Ce que signifie une désindustrialisation de l’Allemagne pour l’Europe

Outre la Table ronde européenne de l’industrie, bien d’autres avertissements circulent sur le danger d’une « désindustrialisation » de la plus grande économie de l’Union européenne. Le quotidien allemand Handelsblatt du 24 octobre évoque la crainte que des difficultés affectant une seule branche puissent paralyser la production de secteurs industriels entiers, en prenant l’exemple des galvaniseurs à chaud. Une enquête récente montre « tout le drame de la crise énergétique : les contrats de gaz de près d’un tiers des entreprises qui imperméabilisent l’acier dans des bains de zinc arrivent à expiration à la fin de l’année. Pour 50 %, les contrats arriveront à échéance l’année prochaine. 40 % des entreprises s’attendent à un quintuplement du prix du gaz, 50 % à un triplement ou un quadruplement. Les autres craignent même une multiplication par dix. La situation est similaire pour les contrats d’électricité. » 

Statista, le principal portail de statistiques en ligne outre-Rhin, a noté le 19 octobre que « le danger de la soi-disant désindustrialisation de l’Allemagne est actuellement discuté. Dans certains secteurs de l’économie allemande, la production est menacée par la hausse rapide des prix du gaz et de l’électricité. Compte tenu de la nouvelle série d’augmentations de prix attendue au début de l’année prochaine, les entreprises et leurs associations professionnelles craignent que la production en Allemagne devienne définitivement non rentable. »

Le dilemme n’est pas seulement allemand. Parmi les grands pays européens, c’est l’Allemagne qui a la part la plus élevée de secteurs productifs, avec 26,6 % de l’économie totale, suivie par l’Italie avec 22,6 % et de la France avec 16,8 %. En raison de l’étroite interconnexion entre industries, les exportations et importations allemandes représentent 27 % des échanges entre Européens. Par conséquent, toute baisse significative de sa production serait catastrophique pour de nombreuses autres entreprises industrielles.

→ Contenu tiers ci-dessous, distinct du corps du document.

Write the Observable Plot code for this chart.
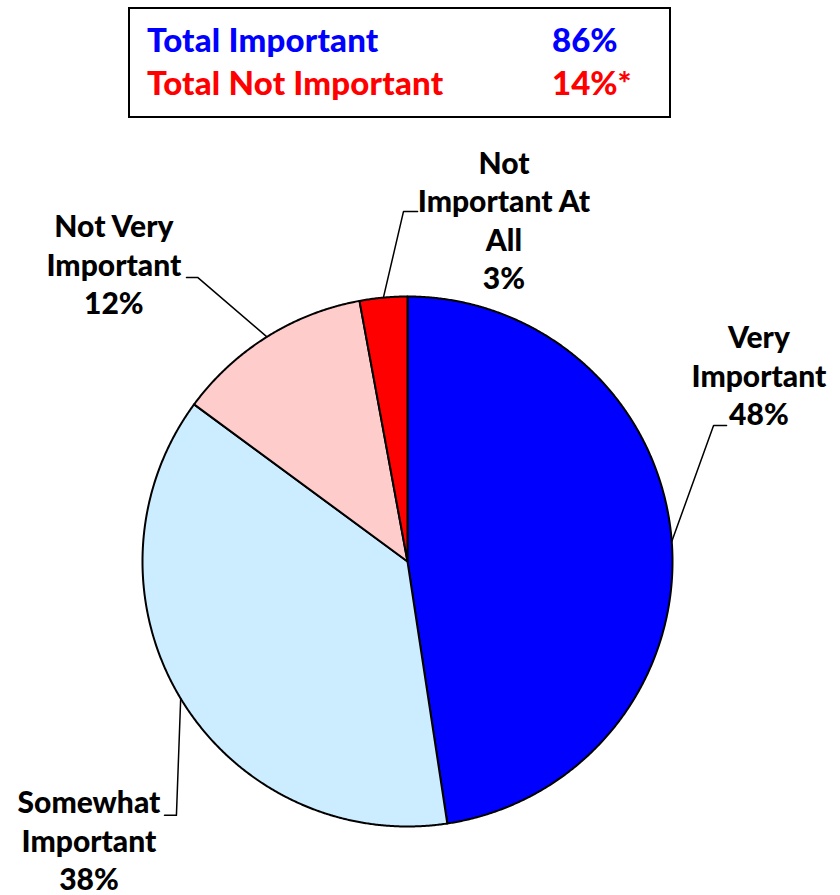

En cause, l’illusoire « agenda vert » basé sur les énergies renouvelables, qui avait considérablement affaibli l’industrie allemande bien avant le conflit en Ukraine. En outre, depuis l’arrivée au pouvoir de l’actuelle coalition tripartite (SPD, Verts, FDP) à Berlin il y a environ un an, les associations d’entreprises se plaignent de l’absence d’experts compétents au sein du ministère de l’Economie dirigé par Robert Habeck, des Verts. Elles ont des ONG comme interlocuteurs, mais personne qui comprenne les réalités d’une nation industrielle comme l’Allemagne.

Cela explique la conduite chaotique du gouvernement, qui tient dur comme fer au programme « vert », tout en faisant des concessions mineures sur certains aspects de l’approvisionnement énergétique : poursuite de l’exploitation de quelques centrales au charbon pour plusieurs mois ; report de l’arrêt des trois centrales nucléaires restantes, qui serviront de « réserve d’urgence » jusqu’en avril 2023 ; achats effrénés de GNL sur le marché mondial à des prix scandaleux pour remplacer le gaz abordable en provenance de Russie. Ce qui exaspère particulièrement les entreprises et la population, c’est que le plafonnement du prix du gaz n’entrera pas en vigueur avant mars 2023, soit après les deux mois d’hiver critiques de janvier et février.